PROBLEM:
Skip the pictures, please, and write out exactly the lines from the opening of the data through the line containing "import seaborn as sns".

RECORDS SUPPLIED:
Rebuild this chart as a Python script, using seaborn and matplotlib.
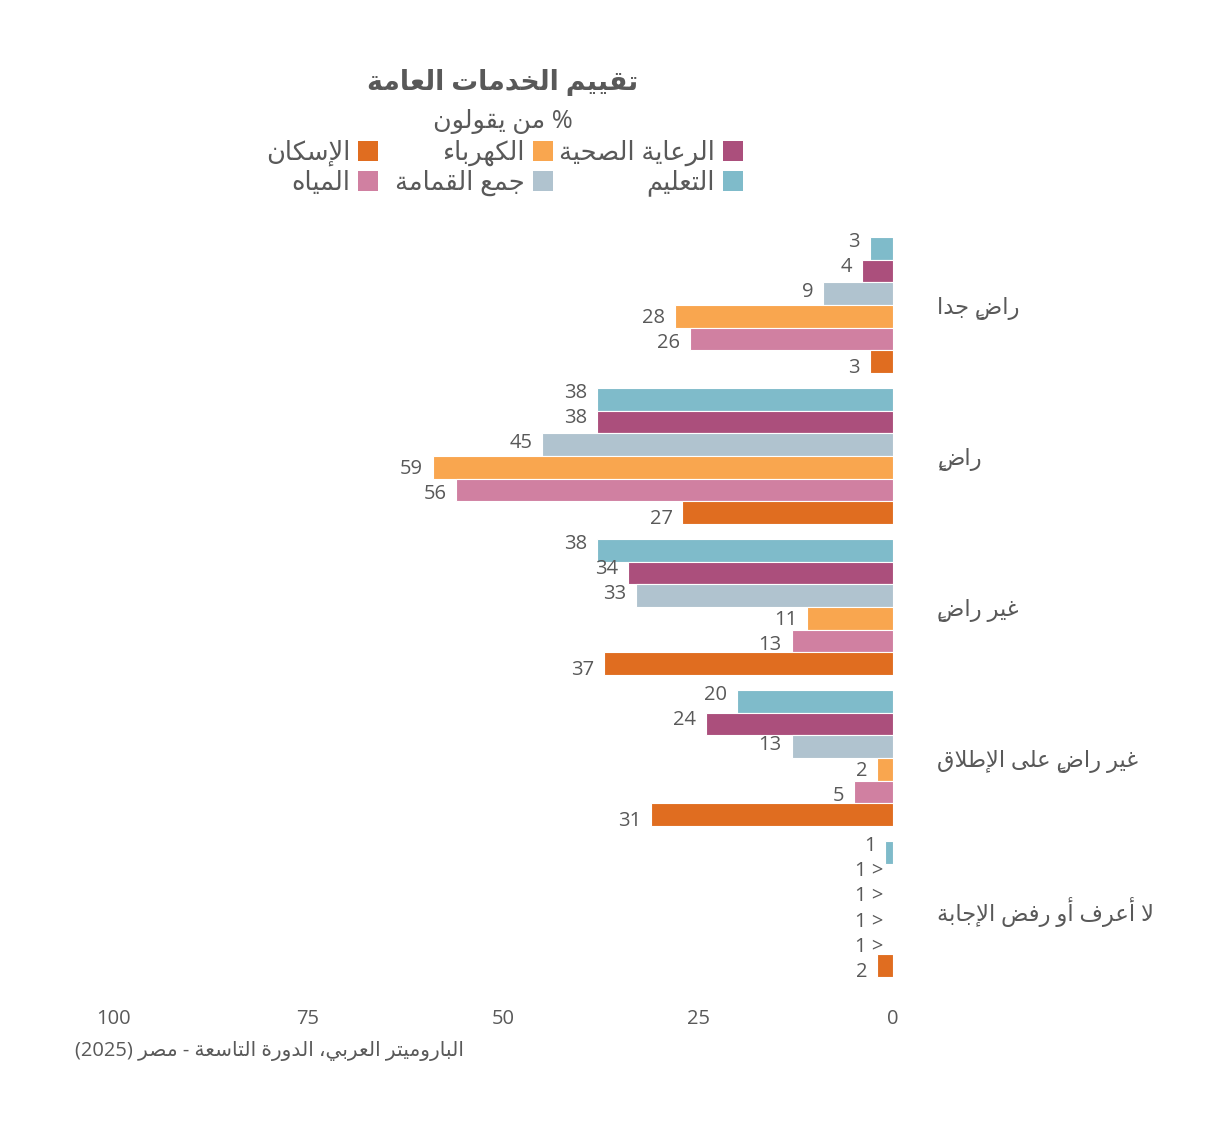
import numpy as np
import pandas as pd
import matplotlib
matplotlib.use("Agg")
import matplotlib.pyplot as plt
from matplotlib.patches import Rectangle
import seaborn as sns

# ---------------- data ----------------
categories = ["راضٍ جدا", "راضٍ", "غير راضٍ", "غير راضٍ على الإطلاق", "لا أعرف أو رفض الإجابة"]
services = ["التعليم", "الرعاية الصحية", "جمع القمامة", "الكهرباء", "المياه", "الإسكان"]
education = [3, 38, 38, 20, 1]
health = [4, 38, 34, 24, 0]
garbage = [9, 45, 33, 13, 0]
electricity = [28, 59, 11, 2, 0]
water = [26, 56, 13, 5, 0]
housing = [3, 27, 37, 31, 2]
label_education = ["3", "38", "38", "20", "1"]
label_health = ["4", "38", "34", "24", "< 1"]
label_garbage = ["9", "45", "33", "13", "< 1"]
label_electricity = ["28", "59", "11", "2", "< 1"]
label_water = ["26", "56", "13", "5", "< 1"]
label_housing = ["3", "27", "37", "31", "2"]
colors = ["#7fbbca", "#ab4f7c", "#b0c3cf", "#f9a64f", "#d080a1", "#e06d20"]
x_ticks = [0, 25, 50, 75, 100]
title = "تقييم الخدمات العامة"
subtitle = "% من يقولون"
source = "الباروميتر العربي، الدورة التاسعة - مصر (2025)"

# ---------------- minimal Arabic shaping + bidi ----------------
_F = {
    0x0621: (0xFE80, None, None, None),
    0x0622: (0xFE81, 0xFE82, None, None),
    0x0623: (0xFE83, 0xFE84, None, None),
    0x0624: (0xFE85, 0xFE86, None, None),
    0x0625: (0xFE87, 0xFE88, None, None),
    0x0626: (0xFE89, 0xFE8A, 0xFE8B, 0xFE8C),
    0x0627: (0xFE8D, 0xFE8E, None, None),
    0x0628: (0xFE8F, 0xFE90, 0xFE91, 0xFE92),
    0x0629: (0xFE93, 0xFE94, None, None),
    0x062A: (0xFE95, 0xFE96, 0xFE97, 0xFE98),
    0x062B: (0xFE99, 0xFE9A, 0xFE9B, 0xFE9C),
    0x062C: (0xFE9D, 0xFE9E, 0xFE9F, 0xFEA0),
    0x062D: (0xFEA1, 0xFEA2, 0xFEA3, 0xFEA4),
    0x062E: (0xFEA5, 0xFEA6, 0xFEA7, 0xFEA8),
    0x062F: (0xFEA9, 0xFEAA, None, None),
    0x0630: (0xFEAB, 0xFEAC, None, None),
    0x0631: (0xFEAD, 0xFEAE, None, None),
    0x0632: (0xFEAF, 0xFEB0, None, None),
    0x0633: (0xFEB1, 0xFEB2, 0xFEB3, 0xFEB4),
    0x0634: (0xFEB5, 0xFEB6, 0xFEB7, 0xFEB8),
    0x0635: (0xFEB9, 0xFEBA, 0xFEBB, 0xFEBC),
    0x0636: (0xFEBD, 0xFEBE, 0xFEBF, 0xFEC0),
    0x0637: (0xFEC1, 0xFEC2, 0xFEC3, 0xFEC4),
    0x0638: (0xFEC5, 0xFEC6, 0xFEC7, 0xFEC8),
    0x0639: (0xFEC9, 0xFECA, 0xFECB, 0xFECC),
    0x063A: (0xFECD, 0xFECE, 0xFECF, 0xFED0),
    0x0641: (0xFED1, 0xFED2, 0xFED3, 0xFED4),
    0x0642: (0xFED5, 0xFED6, 0xFED7, 0xFED8),
    0x0643: (0xFED9, 0xFEDA, 0xFEDB, 0xFEDC),
    0x0644: (0xFEDD, 0xFEDE, 0xFEDF, 0xFEE0),
    0x0645: (0xFEE1, 0xFEE2, 0xFEE3, 0xFEE4),
    0x0646: (0xFEE5, 0xFEE6, 0xFEE7, 0xFEE8),
    0x0647: (0xFEE9, 0xFEEA, 0xFEEB, 0xFEEC),
    0x0648: (0xFEED, 0xFEEE, None, None),
    0x0649: (0xFEEF, 0xFEF0, None, None),
    0x064A: (0xFEF1, 0xFEF2, 0xFEF3, 0xFEF4),
}
_LA = {0x0622: (0xFEF5, 0xFEF6), 0x0623: (0xFEF7, 0xFEF8),
       0x0625: (0xFEF9, 0xFEFA), 0x0627: (0xFEFB, 0xFEFC)}
_MIRROR = {"(": ")", ")": "(", "<": ">", ">": "<", "[": "]", "]": "["}


def _is_mark(ch):
    o = ord(ch)
    return 0x064B <= o <= 0x065F or o == 0x0670


def _shape(s):
    cl = []
    for ch in s:
        if _is_mark(ch) and cl:
            cl[-1][1] += ch
        else:
            cl.append([ch, ""])
    merged = []
    i = 0
    while i < len(cl):
        b, m = cl[i]
        if ord(b) == 0x0644 and i + 1 < len(cl) and ord(cl[i + 1][0]) in _LA:
            merged.append([("LA", ord(cl[i + 1][0])), m + cl[i + 1][1]])
            i += 2
        else:
            merged.append([b, m])
            i += 1

    def joinable(b):
        return isinstance(b, tuple) or (ord(b) in _F and ord(b) != 0x0621)

    def dual(b):
        return (not isinstance(b, tuple)) and ord(b) in _F and _F[ord(b)][2] is not None

    out = []
    for i, (b, m) in enumerate(merged):
        prev = merged[i - 1][0] if i > 0 else None
        nxt = merged[i + 1][0] if i + 1 < len(merged) else None
        jp = prev is not None and dual(prev) and joinable(b)
        jn = nxt is not None and dual(b) and joinable(nxt)
        if isinstance(b, tuple):
            iso, fin = _LA[b[1]]
            g = chr(fin if jp else iso)
        elif ord(b) in _F:
            f = _F[ord(b)]
            if jp and jn:
                g = chr(f[3])
            elif jp:
                g = chr(f[1])
            elif jn:
                g = chr(f[2])
            else:
                g = chr(f[0])
        else:
            g = b
        # marks placed before base in visual (LTR) glyph order
        out.append(m + g)
    return out


def ar(s):
    cl = _shape(s)
    runs = []
    for c in cl:
        ltr = c[-1].isdigit() or ("a" <= c[-1].lower() <= "z")
        if runs and runs[-1][0] == ltr:
            runs[-1][1].append(c)
        else:
            runs.append([ltr, [c]])
    out = ""
    for ltr, cs in reversed(runs):
        if ltr:
            out += "".join(cs)
        else:
            out += "".join(_MIRROR.get(c, c) for c in reversed(cs))
    return out


# ---------------- figure ----------------
sns.set_theme(style="white")
plt.rcParams["font.family"] = ["Open Sans", "DejaVu Sans"]
TXT = "#595959"

series_vals = [education, health, garbage, electricity, water, housing]
series_labels = [label_education, label_health, label_garbage, label_electricity, label_water, label_housing]

df = pd.DataFrame({
    "category": np.repeat([categories], len(services), axis=0).ravel(),
    "service": np.repeat(services, len(categories)),
    "value": np.concatenate(series_vals),
})

W, H = 1230, 1135
fig = plt.figure(figsize=(W / 100, H / 100), dpi=100)
ax = fig.add_axes([113 / W, 1 - 984.5 / H, 780 / W, 755 / H])

sns.barplot(data=df, y="category", x="value", hue="service", order=categories,
            hue_order=services, palette=colors, orient="h", width=0.9,
            saturation=1, edgecolor="white", linewidth=0.8, legend=False, ax=ax)

ax.set_xlim(100, 0)
ax.set_ylim(len(categories) - 0.5, -0.5)
ax.set_xticks(x_ticks)
ax.set_xticklabels([str(t) for t in x_ticks])
ax.set_xlabel("")
ax.set_ylabel("")
ax.yaxis.tick_right()
ax.set_yticks(range(len(categories)))
ax.set_yticklabels([ar(c) for c in categories])
ax.tick_params(axis="y", length=0, pad=32, labelsize=16.3, labelcolor=TXT)
ax.tick_params(axis="x", length=0, pad=18, labelsize=14.5, labelcolor=TXT)
for sp in ax.spines.values():
    sp.set_visible(False)
ax.grid(False)

# value labels
for si, cont in enumerate(ax.containers):
    labs = series_labels[si]
    dy = (2.5 - si) * 1.9
    for ci, bar in enumerate(cont):
        xe = bar.get_x() + bar.get_width()
        yc = bar.get_y() + bar.get_height() / 2
        ax.annotate(ar(labs[ci]), xy=(xe, yc), xytext=(-7, dy),
                    textcoords="offset points", ha="right", va="center",
                    fontsize=14.5, color=TXT)

# title / subtitle
fig.text(503 / W, 1 - 83 / H, ar(title), ha="center", va="center",
         fontsize=19.3, fontweight="bold", color=TXT)
fig.text(503 / W, 1 - 122 / H, ar(subtitle), ha="center", va="center",
         fontsize=18.3, color=TXT)

# legend (RTL layout: swatch at right of text)
leg_cols_right = [743, 553, 378]
leg_rows = [151, 181]
leg_order = [[1, 0], [3, 2], [5, 4]]  # [row0, row1] per column
sw = 20
for col, xr in enumerate(leg_cols_right):
    for row, yc in enumerate(leg_rows):
        si = leg_order[col][row]
        fig.patches.append(Rectangle(((xr - sw) / W, 1 - (yc + sw / 2) / H), sw / W, sw / H,
                                     transform=fig.transFigure, facecolor=colors[si],
                                     edgecolor="none"))
        fig.text((xr - sw - 8) / W, 1 - (yc + 2) / H, ar(services[si]), ha="right",
                 va="center", fontsize=18.5, color=TXT)

# source
fig.text(75 / W, 1 - 1051 / H, ar(source), ha="left", va="center",
         fontsize=14.5, color=TXT)

fig.savefig("out.png", dpi=100, facecolor="white")
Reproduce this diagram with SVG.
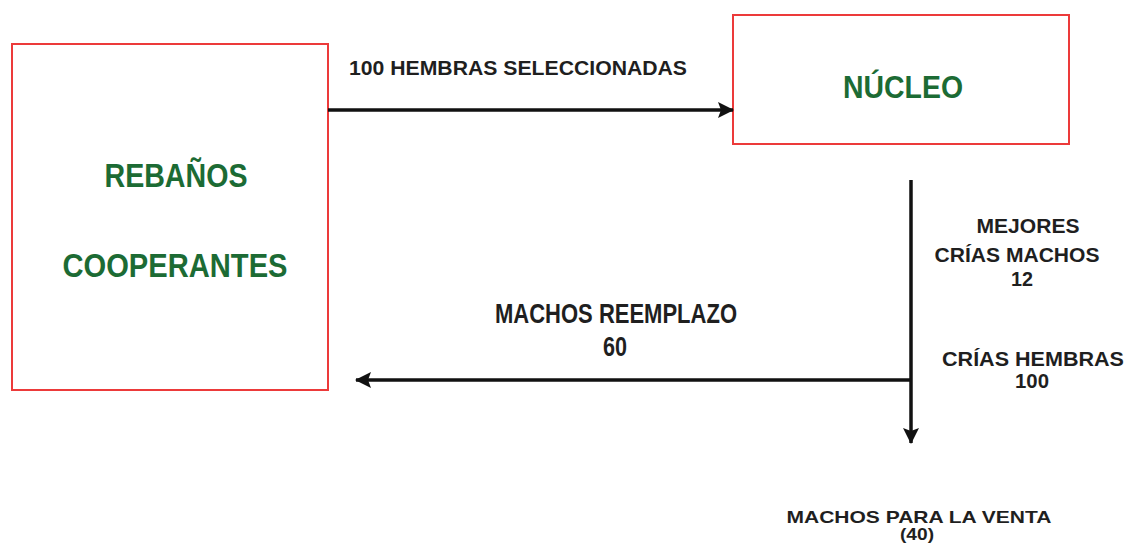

RESPONSE TO THIS EXERCISE:
Rebuild this chart as a Python script, using seaborn and matplotlib.
import numpy as np
import pandas as pd
import matplotlib
matplotlib.use("Agg")
import matplotlib.pyplot as plt
from matplotlib.patches import Rectangle
import seaborn as sns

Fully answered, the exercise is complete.